Au-delà du cas de la Haute-Garonne, LFI place beaucoup d'espoir dans l'autre élection partielle de mars, qui aura lieu en Guyane. Le candidat mélenchoniste, Davy Rimane, avait échoué de quelques voix en juin 2017. Et LFI compte bien prendre sa revanche, les 4 et 11 mars. La preuve : M. Mélenchon fera aussi le déplacement là-bas.
Pour LFI, ces partielles constituent une aubaine pour s'installer comme
" première force d'opposition " face à la majorité. Les stratèges du mouvement espèrent
" au moins " une victoire sur les huit législatives partielles prévus en mars.
" Notre but, c'est d'abord de progresser. Mais si on avait deux victoires, ce serait parfait ! ", espère Eric Coquerel, député de Seine-Saint-Denis. Pour cela, LFI compte sur, outre un tassement du vote La République en marche, un report des voix socialistes vers leurs candidats.
Résoudre un paradoxeRien de moins sûr à la vue des deux partielles de janvier où les binômes " insoumis " stagnent ou progressent peu par rapport à juin alors que, dans le même temps, le PS s'effondre. Le défi pour LFI est donc d'arriver à résoudre un paradoxe : comment incarner à la fois la radicalité et attirer à soi un électorat plus modéré, pas forcément séduit par la révolution citoyenne prônée par M. Mélenchon et son mouvement, ni par ses formes d'action ?

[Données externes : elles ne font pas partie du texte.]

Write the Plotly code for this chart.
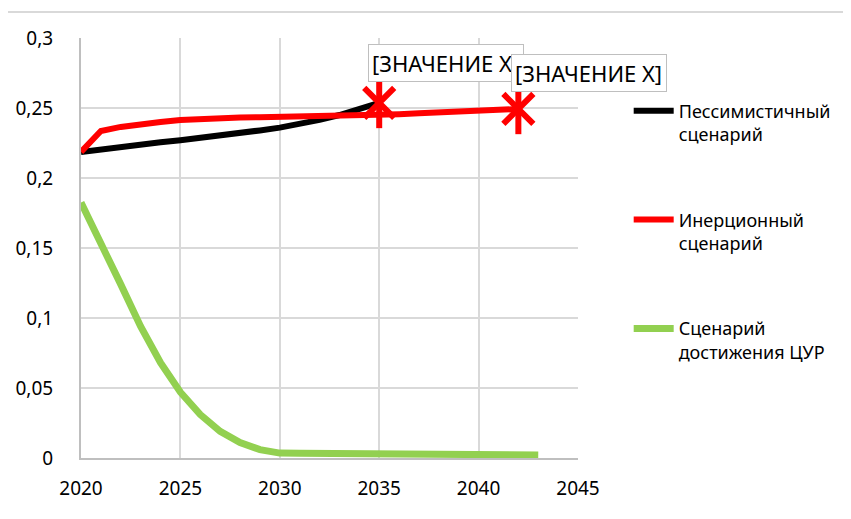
import plotly.graph_objects as go

# Data
years_pess = list(range(2020, 2036))
pess = [0.2186, 0.2205, 0.2225, 0.2240, 0.2255, 0.2270, 0.2285, 0.2305, 0.2320, 0.2340,
        0.2360, 0.2385, 0.2415, 0.2450, 0.2490, 0.2536]

years_iner = list(range(2020, 2043))
iner = [0.2186, 0.2336, 0.2365, 0.2385, 0.2400, 0.2414, 0.2422, 0.2428, 0.2432, 0.2434,
        0.2436, 0.2438, 0.2440, 0.2443, 0.2446, 0.2450, 0.2456, 0.2462, 0.2467, 0.2472,
        0.2476, 0.2482, 0.2493]

years_cur = list(range(2020, 2044))
cur = [0.1825, 0.1520, 0.1240, 0.0940, 0.0680, 0.0470, 0.0310, 0.0190, 0.0110, 0.0060,
       0.0035, 0.0034, 0.0033, 0.0032, 0.0031, 0.0030, 0.0028, 0.0027, 0.0026, 0.0025,
       0.0024, 0.0023, 0.0022, 0.0021]

names = ["Пессимистичный<br>сценарий", "Инерционный<br>сценарий", "Сценарий<br>достижения ЦУР"]
colors = ["#000000", "#ff0000", "#92d050"]
label_text = "[ЗНАЧЕНИЕ X]"

x_ticks = [2020, 2025, 2030, 2035, 2040, 2045]
y_ticks = [0, 0.05, 0.1, 0.15, 0.2, 0.25, 0.3]
y_ticklabels = ["0", "0,05", "0,1", "0,15", "0,2", "0,25", "0,3"]

font = "Noto Sans"

fig = go.Figure()

series = [(years_pess, pess), (years_iner, iner), (years_cur, cur)]
for i, (xs, ys) in enumerate(series):
    fig.add_trace(go.Scatter(
        x=xs, y=ys, mode="lines", name=names[i],
        legendgroup=str(i),
        line=dict(color=colors[i], width=6 if i < 2 else 7),
    ))

# star markers at end of first two series (x + vertical bar)
for xs, ys in series[:2]:
    for sym in ["x-thin-open", "line-ns-open"]:
        fig.add_trace(go.Scatter(
            x=[xs[-1]], y=[ys[-1]], mode="markers", showlegend=False,
            marker=dict(symbol=sym, size=30 if sym == "x-thin-open" else 36,
                        color="#ff0000", line=dict(color="#ff0000", width=6)),
        ))

# data labels
shifts = [(67, 40), (71, 36)]
for (xs, ys), (dx, dy) in zip(series[:2], shifts):
    fig.add_annotation(
        x=xs[-1], y=ys[-1], xref="x", yref="y",
        text=label_text, showarrow=False,
        xshift=dx, yshift=dy, width=148, height=30, align="left",
        bgcolor="white", bordercolor="#bfbfbf", borderwidth=1, borderpad=3,
        font=dict(family=font, size=22, color="#000000"),
    )

# outer chart border (top and left visible)
fig.add_shape(type="line", xref="paper", yref="paper", x0=-0.149, x1=1.6, y0=1.062, y1=1.062,
              line=dict(color="#d9d9d9", width=2))
fig.add_shape(type="line", xref="paper", yref="paper", x0=-0.149, x1=-0.149, y0=1.062, y1=-0.2,
              line=dict(color="#d9d9d9", width=2))

fig.update_layout(
    width=843, height=511,
    margin=dict(l=73, r=273, t=30, b=61),
    paper_bgcolor="white", plot_bgcolor="white",
    font=dict(family=font, size=19, color="#000000"),
    showlegend=True,
    legend=dict(x=1.102, y=0.87, xanchor="left", yanchor="top",
                font=dict(family=font, size=18, color="#000000"),
                tracegroupgap=59, valign="top", itemwidth=40,
                bgcolor="rgba(0,0,0,0)"),
)
fig.update_xaxes(range=[2020, 2045], tickvals=x_ticks, showgrid=True, gridcolor="#d9d9d9",
                 gridwidth=1.5, showline=True, linecolor="#bfbfbf", linewidth=2,
                 zeroline=False, ticks="", ticklabelstandoff=12, automargin=False)
fig.update_yaxes(range=[0, 0.3], tickvals=y_ticks, ticktext=y_ticklabels, showgrid=True,
                 gridcolor="#d9d9d9", gridwidth=1.5, showline=True, linecolor="#bfbfbf",
                 linewidth=2, zeroline=False, ticks="", ticklabelstandoff=22, automargin=False)

fig.write_html("out.html")
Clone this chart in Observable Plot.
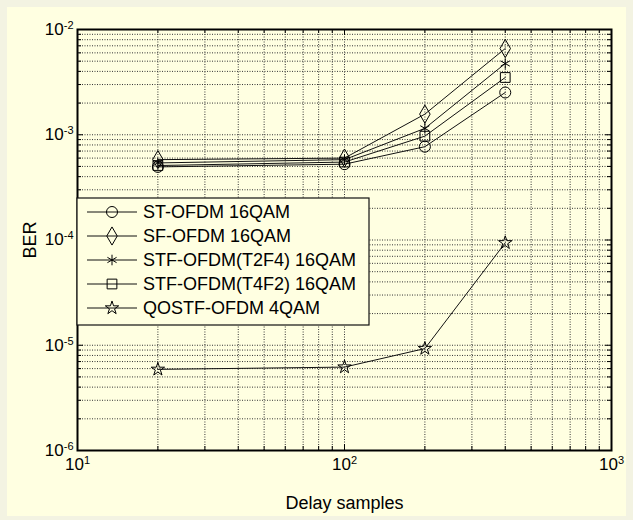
<!DOCTYPE html>
<html><head><meta charset="utf-8">
<script src="https://cdn.jsdelivr.net/npm/d3@7"></script>
<script src="https://cdn.jsdelivr.net/npm/@observablehq/plot@0.6"></script>
<style>
body{margin:0;background:#f3f3e2;}
#wrap{position:absolute;left:7px;top:7px;width:619px;height:509px;background:#ffffe1;}
svg{overflow:visible}
</style></head><body><div id="wrap"></div>
<script>
const delays = [20, 100, 200, 400];
const seriesNames = ["ST-OFDM 16QAM", "SF-OFDM 16QAM", "STF-OFDM(T2F4) 16QAM", "STF-OFDM(T4F2) 16QAM", "QOSTF-OFDM 4QAM"];
const berST   = [4.95e-4, 5.25e-4, 7.7e-4, 2.52e-3];
const berSF   = [5.8e-4, 6.0e-4, 1.57e-3, 6.6e-3];
const berT2F4 = [5.4e-4, 5.8e-4, 1.15e-3, 4.75e-3];
const berT4F2 = [5.1e-4, 5.5e-4, 9.7e-4, 3.5e-3];
const berQO   = [5.9e-6, 6.2e-6, 9.3e-6, 9.4e-5];
const symbolTypes = ["circle", "diamond", "asterisk", "square", "star"];
const symbolRadius = [5.5, 5.5, 5, 5.5, 4.2];
const xMajor = [10, 100, 1000];
const yMajor = [1e-6, 1e-5, 1e-4, 1e-3, 1e-2];

const allSeries = [berST, berSF, berT2F4, berT4F2, berQO];
const rows = [];
allSeries.forEach((vals, i) => vals.forEach((v, j) => rows.push({series: seriesNames[i], delay: delays[j], ber: v, k: i})));

const xGrid = d3.scaleLog().domain([10, 1000]).ticks();
const yGrid = d3.scaleLog().domain([1e-6, 1e-2]).ticks();
const isMajor = (arr, d) => arr.some(m => Math.abs(m - d) / m < 1e-9);
const xMinor = xGrid.filter(d => !isMajor(xMajor, d));
const yMinor = yGrid.filter(d => !isMajor(yMajor, d));
const powLabel = d => "10^" + Math.round(Math.log10(d));

const W = 619, H = 509, ml = 70, mr = 15, mt = 22, mb = 66;
const fw = W - ml - mr, fh = H - mt - mb;
const gridStyle = {stroke: "#333", strokeOpacity: 1, strokeWidth: 1, strokeDasharray: "1,1.5"};

const chart = Plot.plot({
  width: W, height: H, marginLeft: ml, marginRight: mr, marginTop: mt, marginBottom: mb,
  style: {background: "transparent", fontFamily: "'Liberation Sans', Arial, sans-serif", fontSize: "17px", color: "#000"},
  x: {type: "log", domain: [10, 1000]},
  y: {type: "log", domain: [1e-6, 1e-2]},
  symbol: {domain: seriesNames, range: symbolTypes},
  marks: [
    Plot.gridX(xGrid, gridStyle),
    Plot.gridY(yGrid, gridStyle),
    Plot.tickX(xMajor, {x: d => d, insetTop: fh - 6, stroke: "#000"}),
    Plot.tickX(xMajor, {x: d => d, insetBottom: fh - 6, stroke: "#000"}),
    Plot.tickX(xMinor, {x: d => d, insetTop: fh - 4, stroke: "#000"}),
    Plot.tickX(xMinor, {x: d => d, insetBottom: fh - 4, stroke: "#000"}),
    Plot.tickY(yMajor, {y: d => d, insetRight: fw - 6, stroke: "#000"}),
    Plot.tickY(yMajor, {y: d => d, insetLeft: fw - 6, stroke: "#000"}),
    Plot.tickY(yMinor, {y: d => d, insetRight: fw - 4, stroke: "#000"}),
    Plot.tickY(yMinor, {y: d => d, insetLeft: fw - 4, stroke: "#000"}),
    Plot.axisX({ticks: xMajor, tickSize: 0, tickPadding: 7, tickFormat: powLabel,
      label: "Delay samples", labelAnchor: "center", labelArrow: "none", labelOffset: 58}),
    Plot.axisY({ticks: yMajor, tickSize: 0, tickPadding: 4, tickFormat: powLabel,
      label: "BER", labelAnchor: "center", labelArrow: "none", labelOffset: 54}),
    Plot.line(rows, {x: "delay", y: "ber", z: "series", stroke: "#111", strokeWidth: 1}),
    ...symbolTypes.map((s, i) => Plot.dot(rows, {filter: d => d.k === i, x: "delay", y: "ber", symbol: "series", r: symbolRadius[i], stroke: "#000", fill: "none", strokeWidth: 1})),
    Plot.frame({stroke: "#000", strokeWidth: 2})
  ]
});

document.getElementById("wrap").appendChild(chart);
const svg = d3.select(chart);
svg.selectAll('g[aria-label="x-axis tick label"] text, g[aria-label="y-axis tick label"] text').each(function () {
  const t = this.textContent;
  if (!t.includes("^")) return;
  const [b, e] = t.split("^");
  const s = d3.select(this);
  s.style("font-size", "17px");
  s.text(b);
  s.append("tspan").attr("dy", "-0.55em").style("font-size", "11px").text(e);
});
svg.selectAll('g[aria-label="x-axis label"] text, g[aria-label="y-axis label"] text').style("font-size", "18px");

// legend
const lg = svg.append("g").style("font-size", "18px").attr("font-family", "'Liberation Sans', Arial, sans-serif").attr("text-anchor", "start");
const lx = ml, ly = 191, lw = 292, lh = 127;
lg.append("rect").attr("x", lx).attr("y", ly).attr("width", lw).attr("height", lh)
  .attr("fill", "#ffffe1").attr("stroke", "#111").attr("stroke-width", 1.2);
const symMap = {circle: d3.symbolCircle, diamond: d3.symbolDiamond, asterisk: d3.symbolAsterisk, square: d3.symbolSquare, star: d3.symbolStar};
seriesNames.forEach((name, i) => {
  const y = ly + 14 + i * 24;
  lg.append("line").attr("x1", lx + 10).attr("x2", lx + 60).attr("y1", y).attr("y2", y).attr("stroke", "#111");
  lg.append("path").attr("d", d3.symbol(symMap[symbolTypes[i]], symbolRadius[i] * symbolRadius[i] * Math.PI)())
    .attr("transform", `translate(${lx + 35},${y})`).attr("fill", "none").attr("stroke", "#000");
  lg.append("text").attr("x", lx + 66).attr("y", y).attr("dy", "0.35em").attr("text-anchor", "start").style("font-size", "18px").text(name);
});
</script></body></html>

Une chose est sûre : gagner une ou plusieurs batailles électorales permettrait à La France insoumise de prendre un petit bol d'air. Depuis plusieurs semaines, elle multiplie, en effet, les déconvenues. Le mouvement social n'a pas pris à la rentrée de septembre. A tel point que M. Mélenchon lui-même avait reconnu qu'Emmanuel Macron avait remporté
" le point ".
LFI avait ensuite jeté toutes ses forces dans l'opposition à la réforme de l'accès à l'université, aussi bien à l'Assemblée nationale – où les députés ont bataillé – qu'en essayant de mobiliser les lycéens et les étudiants. Sans succès. Le dernier espoir concernant la mobilisation sociale réside dans la journée du 22 mars à laquelle M. Mélenchon appelle à participer,
" pour ne pas avoir été tondu sans n'avoir rien dit, ni rien fait ". En somme, un baroud d'honneur.